Automatic Feeders – Although they require a larger investment initially, these battery-operated devices can be programmed to release flake or granular foods into the aquarium at set times. Economy units dispense food every 12 hours, while upscale versions allow you to program specific feeding times. Most models allow you to adjust the amount of food released per feeding and some can even be programmed for multiple releases at each set time to accommodate shyer or slower feeding fish. When using vacation or automatic feeders, it's still a good idea to have someone stop in every few days to make sure they're functioning properly.
Fish Sitters – This can be a neighbor, a friend, a relative or even a professional aquarium maintenance company that offers tank sitting services. A potential problem with enlisting the help of someone who is not familiar with aquariums is overfeeding, which in small or newly set up tanks can be disastrous. If you choose this option, write out specific instructions and have the sitter come over for a visit beforehand so they can feed the fish under your guidance.
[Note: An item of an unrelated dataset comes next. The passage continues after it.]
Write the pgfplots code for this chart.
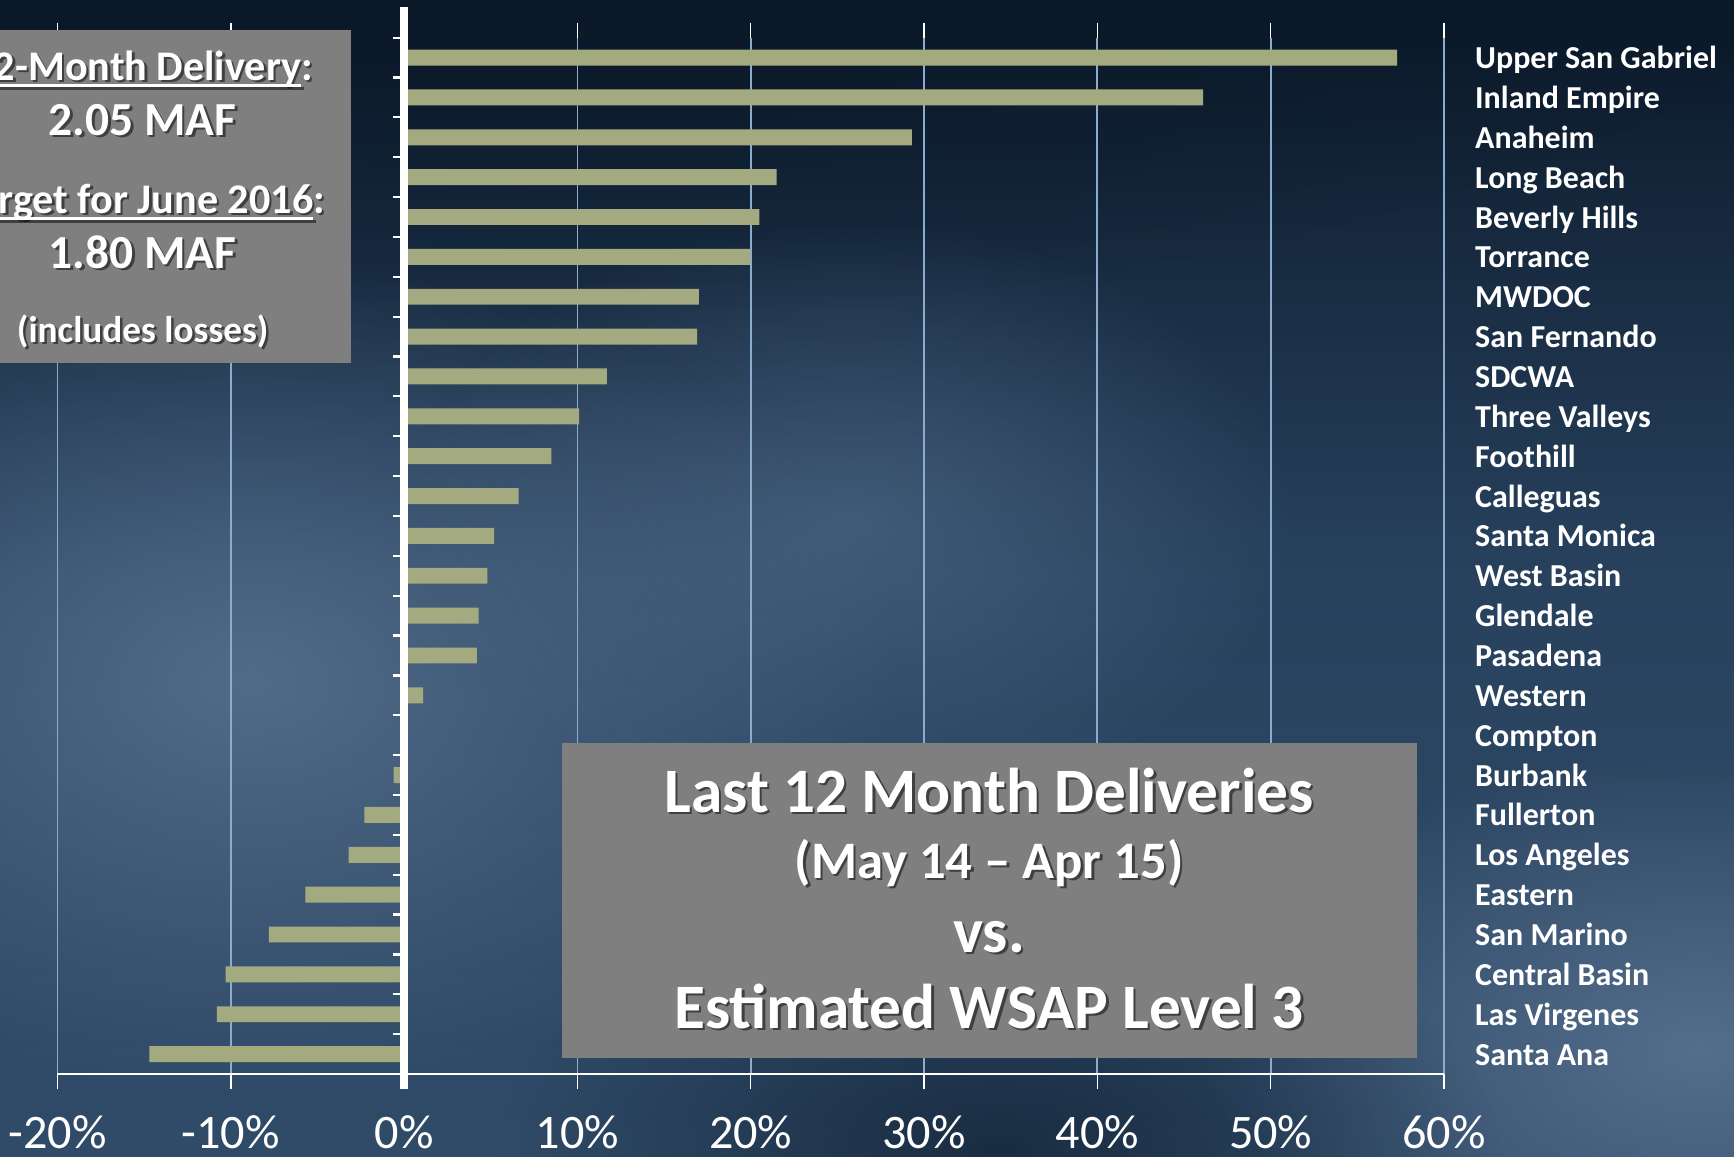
\documentclass[border=0pt]{standalone}
\usepackage{pgfplots}
\pgfplotsset{compat=1.18}
\usetikzlibrary{fadings}
\usepackage{fontspec}
\setmainfont{Carlito}

\definecolor{bartan}{RGB}{164,170,127}
\definecolor{gridblue}{RGB}{140,172,206}
\definecolor{boxgray}{RGB}{127,127,127}
\definecolor{bgtop}{RGB}{10,24,40}
\definecolor{bgmid}{RGB}{40,66,94}
\definecolor{bgbot}{RGB}{48,75,104}
\definecolor{bglight}{RGB}{88,114,145}

\tikzfading[name=fade out, inner color=transparent!0, outer color=transparent!100]

% underline that cuts through descenders, like the slide
\newsavebox\ulbox
\newcommand{\ul}[1]{\sbox\ulbox{#1}\rlap{\rule[-0.17em]{\wd\ulbox}{0.07em}}\usebox\ulbox}
% white text with a soft drop shadow (x, y in px, font, text)
\newcommand{\shtext}[4]{%
  \node[anchor=base, font=#3, text=black, opacity=0.5] at ([xshift=0.25mm,yshift=-0.25mm]#1,#2) {#4};
  \node[anchor=base, font=#3, text=white] at (#1,#2) {#4};}

\begin{document}
\begin{tikzpicture}
\useasboundingbox (0,0) rectangle (173.4mm,-115.6mm);
\clip (0,0) rectangle (173.4mm,-115.6mm);

% background, in px (1 px = 0.1 mm, y down)
\begin{scope}[x=0.1mm, y=-0.1mm]
  \shade[top color=bgtop, bottom color=bgbot, middle color=bgmid] (0,0) rectangle (1734,1156);
  \fill[bgtop, path fading=fade out] (600,-250) ellipse (1400 and 560);
  \fill[bglight, opacity=0.85, path fading=fade out] (250,680) ellipse (650 and 420);
  \fill[bglight, opacity=0.55, path fading=fade out] (850,520) ellipse (450 and 300);
  \fill[bglight, opacity=0.9, path fading=fade out] (1700,1050) ellipse (500 and 300);
  \fill[bgtop, opacity=0.6, path fading=fade out] (1000,1150) ellipse (500 and 250);
\end{scope}

\begin{axis}[
    at={(5.75mm,-107.4mm)}, anchor=south west,
    scale only axis, width=138.65mm, height=103.64mm,
    xbar, bar width=0.4,
    xmin=-20, xmax=60, ymin=-0.5, ymax=25.5,
    y dir=reverse,
    clip=false,
    axis line style={draw=none},
    xtick={-20,-10,0,10,20,30,40,50,60},
    xticklabels={-20\%,-10\%,0\%,10\%,20\%,30\%,40\%,50\%,60\%},
    xtick align=outside,
    major tick length=1.5mm,
    x tick style={white, line width=0.15mm},
    xticklabel style={text=white, font=\fontsize{13.7}{15}\selectfont, inner sep=0pt, yshift=-2.6mm},
    xmajorgrids,
    major grid style={gridblue, line width=0.18mm},
    ytick={0,...,25},
    yticklabels={Upper San Gabriel, Inland Empire, Anaheim, Long Beach, Beverly Hills,
      Torrance, MWDOC, San Fernando, SDCWA, Three Valleys, Foothill, Calleguas,
      Santa Monica, West Basin, Glendale, Pasadena, Western, Compton, Burbank,
      Fullerton, Los Angeles, Eastern, San Marino, Central Basin, Las Virgenes, Santa Ana},
    yticklabel pos=right,
    y tick style={draw=none},
    yticklabel style={anchor=base west, inner sep=0pt, xshift=1.55mm, yshift=-1.1mm, text=white,
      font=\fontsize{9.1}{10}\selectfont\bfseries},
]
\addplot[fill=bartan, draw=none] coordinates {
  (57.3,0) (46.1,1) (29.3,2) (21.5,3) (20.5,4) (20.0,5) (17.0,6) (16.9,7)
  (11.7,8) (10.1,9) (8.5,10) (6.6,11) (5.2,12) (4.8,13) (4.3,14) (4.2,15)
  (1.1,16) (0,17) (-0.6,18) (-2.3,19) (-3.2,20) (-5.7,21) (-7.8,22)
  (-10.3,23) (-10.8,24) (-14.7,25)
};
% bottom axis line and the thick zero line with its category ticks
\draw[white, line width=0.2mm] (axis cs:-20,25.5) -- (axis cs:60,25.5);
\pgfplotsinvokeforeach{0,...,25}{
  \draw[white, line width=0.22mm] (axis cs:0,#1-0.5) -- ([xshift=-1.15mm]axis cs:0,#1-0.5);
}
\draw[white, line width=0.8mm] (axis cs:0,-1.27) -- (axis cs:0,25.88);
\end{axis}

% text boxes
\begin{scope}[x=0.1mm, y=-0.1mm]
  \fill[boxgray] (0,30) rectangle (351,362.7);
  \shtext{142.7}{80}{\fontsize{12}{13}\selectfont\bfseries}{\ul{12-Month Delivery}:}
  \shtext{142.7}{135}{\fontsize{13.5}{15}\selectfont\bfseries}{2.05 MAF}
  \shtext{142.7}{213}{\fontsize{12}{13}\selectfont\bfseries}{\ul{Target for June 2016}:}
  \shtext{142.7}{268}{\fontsize{13.5}{15}\selectfont\bfseries}{1.80 MAF}
  \shtext{142.7}{342}{\fontsize{10.6}{12}\selectfont\bfseries}{(includes losses)}

  \fill[boxgray] (561.8,743.3) rectangle (1416.6,1058.3);
  \shtext{989}{812}{\fontsize{18}{20}\selectfont\bfseries}{Last 12 Month Deliveries}
  \shtext{989}{878}{\fontsize{15}{17}\selectfont\bfseries}{(May 14 – Apr 15)}
  \shtext{989}{952}{\fontsize{18}{20}\selectfont\bfseries}{vs.}
  \shtext{989}{1028}{\fontsize{18}{20}\selectfont\bfseries}{Estimated WSAP Level 3}
\end{scope}
\end{tikzpicture}
\end{document}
Another option is to measure out individual packets of food for each feeding to avoid confusion or over/under feeding.
Preparing Your Aquarium Before Vacation
If you're going away for 2 to 3-days, no special advance preparation is needed. For longer absences, it's a good idea to do a 25% water change and clean your filter about a week before you leave. Avoid doing a major cleaning or disturbing the substrate when doing your water change, and do not disturb the biological media when cleaning your filter. Do not add new fish or make any major changes to your aquarium within a month of any extended absence.
Check to make sure your heater is working and maintaining proper temperature. If the aquarium light does not have a built-in timer, purchase a timer from your local hardware or home improvement store and set it for the normal day/night cycle of the tank.
Teaching Your Pet Sitter to Care for Your Aquarium
If using a sitter, write down a few instructions explaining what you want them to do, keeping them as simple as possible. Instructions that are easy to follow are more likely to be carried out correctly. Stick to the basics like feeding, checking for water on the floor and possibly emptying a protein skimmer cup (saltwater), and have them stop in every 2 to 3 days.
If your sitter is an aquarium novice, keep your tasks realistic. Don't expect them to scrape algae, change out CO2 cylinders or tend your baby brine shrimp hatchery. If topping off for evaporation will be needed, leave buckets of treated water next to each tank and mark aquariums, sumps and reservoirs with the correct fill levels.
Finally, leave the sitter a phone number where you can be reached, along with the number of an experienced aquarist, your local aquarium store or a reliable aquarium maintenance company, for use in the event of an emergency.
How to Care for Your Fish Tank When You Return From Vacation
With proper preparation your fish should be alive and well, and happy to see you when you return home, but it's a good idea to check them for signs of injury or disease. Make sure your heater is functioning properly. If you've been away for a week or more, perform a water change within a few days of returning. Check filters for proper flow and rinse fiber pads and service as needed. Remove block and automatic feeders and resume your normal feeding regimen.
Live plants may need trimming and there will undoubtedly be some algae that needs scraping, but these are positives, as plant and algae growth are nature's way of purifying water and balancing chemistry. Make note of anything that did not turn out as expected so you can make your next vacation even more enjoyable and stress free for yourself and your fish!